A more accurate title might be "Convolutional Neural Network Architectures" or "Neural Network Architectures for Computer Vision" but still a nice overview!
One thing I'm confused about is that everyone seems to treat "Convolutional Neural Networks" as synonymous with or as being the thing that enabled "Deep Learning", but convolutional neural networks are only for image processing, right? Are many layer ("deep") networks useless outside of image processing? Were there other break-through techniques besides convolutional nets that are necessary for deep networks to work well?
While not strictly necessary, those breakthrough definitely helped: dropout and greedy layer-wise pretraining.

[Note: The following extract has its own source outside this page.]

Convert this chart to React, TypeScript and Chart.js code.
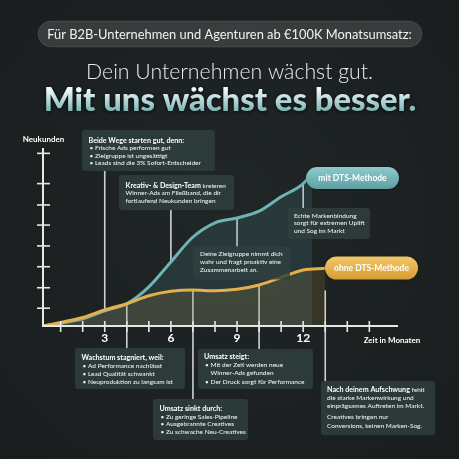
import { useEffect, useRef } from "react";
import { Chart, registerables } from "chart.js";
Chart.register(...registerables);

// ---- data ----
const monthsWith = [0.2, 1, 2, 3, 4, 5, 6, 7, 8, 9, 10, 11, 12, 12.4];
const valuesWith = [0, 1.5, 4, 8.5, 12.5, 22, 36, 50, 58, 60.7, 64.5, 72.6, 80, 86];
const monthsWithout = [0.2, 1, 2, 3, 4, 5, 6, 7, 8, 9, 10, 11, 12, 13];
const valuesWithout = [0, 2, 4.8, 9, 12.5, 17, 19.5, 20.2, 19.8, 20.6, 23, 27.3, 31.5, 32.4];
const xTickLabels = [3, 6, 9, 12];
const minorTickMonths = [1, 2, 3, 4, 5, 6, 7, 8, 9, 10, 11, 12, 13, 14, 15];
const yTickValues = [10, 21.5, 33.3, 45, 56.7, 68, 80, 97];
const seriesLabels = ["mit DTS-Methode", "ohne DTS-Methode"];
const yAxisTitle = "Neukunden";
const xAxisTitle = "Zeit in Monaten";
const headerPill = "Für B2B-Unternehmen und Agenturen ab €100K Monatsumsatz:";
const headline1 = "Dein Unternehmen wächst gut.";
const headline2 = "Mit uns wächst es besser.";

const FONT = "Lato, 'Noto Sans', sans-serif";

function App() {
  const ref = useRef<HTMLCanvasElement | null>(null);
  useEffect(() => {
    const canvas = ref.current!;

    function fitSize(ctx: CanvasRenderingContext2D, text: string, weight: string, target: number) {
      ctx.font = `${weight} 100px ${FONT}`;
      const w = ctx.measureText(text).width;
      return (100 * target) / w;
    }
    function fitText(ctx: CanvasRenderingContext2D, text: string, weight: string, target: number) {
      ctx.font = `${weight} ${fitSize(ctx, text, weight, target)}px ${FONT}`;
    }

    const deco = {
      id: "deco",
      beforeDraw(chart: any) {
        const ctx = chart.ctx as CanvasRenderingContext2D;
        const W = chart.width, H = chart.height;
        ctx.save();
        const bg = ctx.createRadialGradient(W * 0.5, H * 0.45, 20, W * 0.5, H * 0.5, W * 0.8);
        bg.addColorStop(0, "#202526");
        bg.addColorStop(1, "#181c1d");
        ctx.fillStyle = bg;
        ctx.fillRect(0, 0, W, H);

        // header pill
        ctx.beginPath();
        ctx.roundRect(38, 21, 384, 26, 13);
        ctx.fillStyle = "rgba(255,255,255,0.13)";
        ctx.fill();
        ctx.strokeStyle = "rgba(255,255,255,0.10)";
        ctx.lineWidth = 1;
        ctx.stroke();
        ctx.fillStyle = "#f2f2f2";
        ctx.textAlign = "center";
        ctx.textBaseline = "middle";
        fitText(ctx, headerPill, "400", 365);
        ctx.fillText(headerPill, 229.5, 34.5);

        // headlines
        ctx.textBaseline = "alphabetic";
        ctx.fillStyle = "#e8ecec";
        fitText(ctx, headline1, "300", 287);
        ctx.fillText(headline1, 229.5, 79);
        fitText(ctx, headline2, "900", 373);
        const g = ctx.createLinearGradient(0, 89, 0, 112);
        g.addColorStop(0, "#f0fbfa");
        g.addColorStop(1, "#77b1b2");
        ctx.shadowColor = "rgba(0,0,0,0.7)";
        ctx.shadowBlur = 4;
        ctx.shadowOffsetY = 1;
        ctx.fillStyle = g;
        ctx.fillText(headline2, 230, 111);
        ctx.restore();

        // divider lines (under curves)
        const xs = chart.scales.x, ys = chart.scales.y;
        const px = (m: number) => xs.getPixelForValue(m);
        const py = (v: number) => ys.getPixelForValue(v);
        const tealAt = (m: number) => py(valuesWith[monthsWith.indexOf(m)]);
        const orAt = (m: number) => py(valuesWithout[monthsWithout.indexOf(m)]);
        ctx.save();
        ctx.strokeStyle = "rgba(225,228,228,0.9)";
        ctx.lineWidth = 1.6;
        const seg = (x: number, y1: number, y2: number) => {
          ctx.beginPath();
          ctx.moveTo(x, y1);
          ctx.lineTo(x, y2);
          ctx.stroke();
        };
        seg(px(3), 171, tealAt(3));
        seg(px(6), 210, tealAt(6));
        seg(px(9), tealAt(9), 246.5);
        seg(px(12), tealAt(12), 208);
        seg(px(4), orAt(4), 348);
        seg(px(7), orAt(7), 399);
        seg(px(10), orAt(10), 349);
        seg(px(13), py(20), 381);
        ctx.restore();
      },
      afterDatasetsDraw(chart: any) {
        const ctx = chart.ctx as CanvasRenderingContext2D;
        const xs = chart.scales.x, ys = chart.scales.y;
        const px = (m: number) => xs.getPixelForValue(m);
        const py = (v: number) => ys.getPixelForValue(v);
        const x0 = px(0.2), y0 = py(0);
        ctx.save();
        // axes
        ctx.strokeStyle = "#e6e8e8";
        ctx.lineWidth = 2;
        ctx.beginPath();
        ctx.moveTo(x0, py(100));
        ctx.lineTo(x0, y0);
        ctx.lineTo(px(16.3), y0);
        ctx.stroke();
        ctx.lineWidth = 1.6;
        for (const m of minorTickMonths) {
          ctx.beginPath();
          ctx.moveTo(px(m), y0 - 5);
          ctx.lineTo(px(m), y0 + 6);
          ctx.stroke();
        }
        for (const v of yTickValues) {
          ctx.beginPath();
          ctx.moveTo(x0 - 6, py(v));
          ctx.lineTo(x0 + 7, py(v));
          ctx.stroke();
        }
        // axis labels
        ctx.fillStyle = "#ffffff";
        ctx.textAlign = "center";
        ctx.textBaseline = "middle";
        ctx.font = `700 12px ${FONT}`;
        for (const t of xTickLabels) ctx.fillText(String(t), px(t), 338);
        ctx.font = `700 8px ${FONT}`;
        ctx.fillText(xAxisTitle, 392, 340);
        ctx.fillText(yAxisTitle, 43.5, 139.5);

        // text sizes fitted to reference widths
        const T = fitSize(ctx, "Beide Wege starten gut, denn:", "700", 96);
        const R = fitSize(ctx, "Leads sind die 3% Sofort-Entscheider", "500", 106);

        // boxes
        const box = (x: number, y: number, w: number, h: number) => {
          ctx.beginPath();
          ctx.roundRect(x, y, w, h, 3);
          ctx.fillStyle = "rgba(48,64,63,0.82)";
          ctx.fill();
        };
        const line = (parts: [string, boolean][], x: number, y: number) => {
          ctx.textAlign = "left";
          ctx.textBaseline = "middle";
          let cx = x;
          for (const [t, b] of parts) {
            ctx.font = `${b ? 700 : 500} ${b ? T : R}px ${FONT}`;
            ctx.fillStyle = b ? "#ffffff" : "#eceff0";
            ctx.fillText(t, cx, y);
            cx += ctx.measureText(t).width;
          }
        };
        const bullet = (t: string, x: number, y: number, dot = true) => {
          ctx.font = `500 ${R}px ${FONT}`;
          ctx.fillStyle = "#eceff0";
          ctx.textAlign = "left";
          ctx.textBaseline = "middle";
          if (dot) ctx.fillText("•", x, y);
          ctx.fillText(t, x + 5.5, y);
        };

        box(82, 130, 133, 41);
        line([["Beide Wege starten gut, denn:", true]], 88.5, 140.5);
        bullet("Frische Ads performen gut", 89.5, 148);
        bullet("Zielgruppe ist ungesättigt", 89.5, 155.7);
        bullet("Leads sind die 3% Sofort-Entscheider", 89.5, 163);

        box(119, 175, 115, 35);
        line([["Kreativ- & Design-Team", true], [" kreieren", false]], 125.5, 185.7);
        line([["Winner-Ads am Fließband, die dir", false]], 125.5, 193.3);
        line([["fortlaufend Neukunden bringen", false]], 125.5, 201);

        box(288, 208, 82, 31);
        line([["Echte Markenbindung", false]], 294, 216);
        line([["sorgt für extremen Uplift", false]], 294, 223.3);
        line([["und Sog im Markt", false]], 294, 230.7);

        box(193, 246.5, 97, 33);
        line([["Deine Zielgruppe nimmt dich", false]], 200, 254);
        line([["wahr und fragt proaktiv eine", false]], 200, 261.5);
        line([["Zusammenarbeit an.", false]], 200, 269.5);

        box(75, 348, 110, 41);
        line([["Wachstum stagniert, weil:", true]], 81.5, 357.5);
        bullet("Ad Performance nachlässt", 82.5, 365.7);
        bullet("Lead Qualität schwankt", 82.5, 374);
        bullet("Neuproduktion zu langsam ist", 82.5, 382);

        box(198, 349, 115, 40);
        line([["Umsatz steigt:", true]], 204, 356.5);
        bullet("Mit der Zeit werden neue", 205, 365);
        bullet("Winner-Ads gefunden", 205, 373.3, false);
        bullet("Der Druck sorgt für Performance", 205, 382);

        box(153, 399, 95, 41);
        line([["Umsatz sinkt durch:", true]], 159.5, 408.3);
        bullet("Zu geringe Sales-Pipeline", 160.5, 416.7);
        bullet("Ausgebrannte Creatives", 160.5, 424.3);
        bullet("Zu schwache Neu-Creatives", 160.5, 431.7);

        box(321, 381, 114, 54);
        line([["Nach deinem Aufschwung", true], [" fehlt", false]], 327, 390);
        line([["die starke Markenwirkung und", false]], 327, 398.3);
        line([["einprägsames Auftreten im Markt.", false]], 327, 405.7);
        line([["Creatives bringen nur", false]], 327, 417.3);
        line([["Conversions, keinen Marken-Sog.", false]], 327, 425.7);

        // legend pills
        const pill = (x: number, y: number, w: number, h: number, c1: string, c2: string, t: string) => {
          const g = ctx.createLinearGradient(0, y, 0, y + h);
          g.addColorStop(0, c1);
          g.addColorStop(1, c2);
          ctx.beginPath();
          ctx.roundRect(x, y, w, h, h / 2);
          ctx.fillStyle = g;
          ctx.shadowColor = "rgba(0,0,0,0.4)";
          ctx.shadowBlur = 3;
          ctx.fill();
          ctx.shadowBlur = 0;
          ctx.shadowColor = "transparent";
          ctx.fillStyle = "#ffffff";
          ctx.textAlign = "center";
          ctx.textBaseline = "middle";
          ctx.font = `700 8.5px ${FONT}`;
          ctx.fillText(t, x + w / 2, y + h / 2 + 0.5);
        };
        pill(306, 167, 93, 22, "#8ccbcc", "#5f9fa2", seriesLabels[0]);
        pill(325, 256.5, 93, 23, "#f4c867", "#d79c36", seriesLabels[1]);
        ctx.restore();
      },
    };

    const chart = new Chart(canvas, {
      type: "line",
      data: {
        datasets: [
          {
            label: seriesLabels[1],
            data: monthsWithout.map((m, i) => ({ x: m, y: valuesWithout[i] })),
            borderColor: "#e3b04c",
            backgroundColor: "rgba(190,150,70,0.16)",
            borderWidth: 3,
            fill: "origin",
            pointRadius: 0,
            cubicInterpolationMode: "monotone",
          },
          {
            label: seriesLabels[0],
            data: monthsWith.map((m, i) => ({ x: m, y: valuesWith[i] })),
            borderColor: "#6fb3b5",
            backgroundColor: "rgba(90,160,165,0.16)",
            borderWidth: 3,
            fill: "origin",
            pointRadius: 0,
            cubicInterpolationMode: "monotone",
          },
        ],
      },
      options: {
        animation: false,
        responsive: false,
        devicePixelRatio: 1,
        layout: { padding: { left: 43, right: 61, top: 148, bottom: 133 } },
        plugins: { legend: { display: false }, tooltip: { enabled: false } },
        scales: {
          x: { type: "linear", min: 0.2, max: 16.3, display: false },
          y: { type: "linear", min: 0, max: 100, display: false },
        },
      },
      plugins: [deco],
    } as any);
    return () => chart.destroy();
  }, []);
  return (
    <div style={{ position: "fixed", left: 0, top: 0, width: 459, height: 459 }}>
      <canvas ref={ref} width={459} height={459} style={{ width: 459, height: 459, display: "block" }} />
    </div>
  );
}

export default App;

Also convolutions are not only used in computer vision. For example, alphago used them: (the paper is called "Mastering the Game of Go with Deep Neural Networks and
Tree Search"). In my opinion, I would say that convolutions should be useful whenever your data has a spatial aspect to it.
Convolution neural networks and many-layered networks are useful for things outside of image processing. CNNs are used for acoustic modeling in speech recognition, and character-convolutional layers are used in language modeling. And pretty much all neural networks in use today anywhere are many layered.
As mentioned in the article, using convolutional layers in ANNs was an idea from the 1980s, but networks that could be trained on the hardware available at the time were never all that competitive until recently. Once we figured out how to train big/deep networks (use GPUs, have lots of data, maybe use pre-training), CNNs started to perform really well. This did make a positive feedback loop: as CNNs started to work better, deeper networks in general started to get more attention, which got more people into CNNs, etc.
Are there many-layered deep networks that aren't convolutional neural nets, or are CNNs practically necessary to make deep networks work? Are there specific extra techniques not necessary for CNNs that are necessary to make deep non-convolutional networks work well?
In natural language processing tasks you see a lot of non-CNN architectures. These usually are designed to be able to deal with sequential data, so some kind of "memory" is needed.
Sometimes you see this combined with a CNN. There has been a few question answering systems that have one or more CNN layers. In don't entirely understand these designs, but presumably the convultional layers are an attempt to understand the different orders of words.
There are lots of techniques that people use to try to make deep networks work well. Mostly theses are about making errors backprog better. One of the most successful recent innovations is the ResNet architectures (https://arxiv.org/abs/1512.03385), and the related highway networks.
There are successful deep networks with pure feed forward non-convolution layers. There are also deep layers of other exotic non-convolutions flavors like LSTMs and GRUs, particularly useful for sequence-to-sequence tasks like machine translation.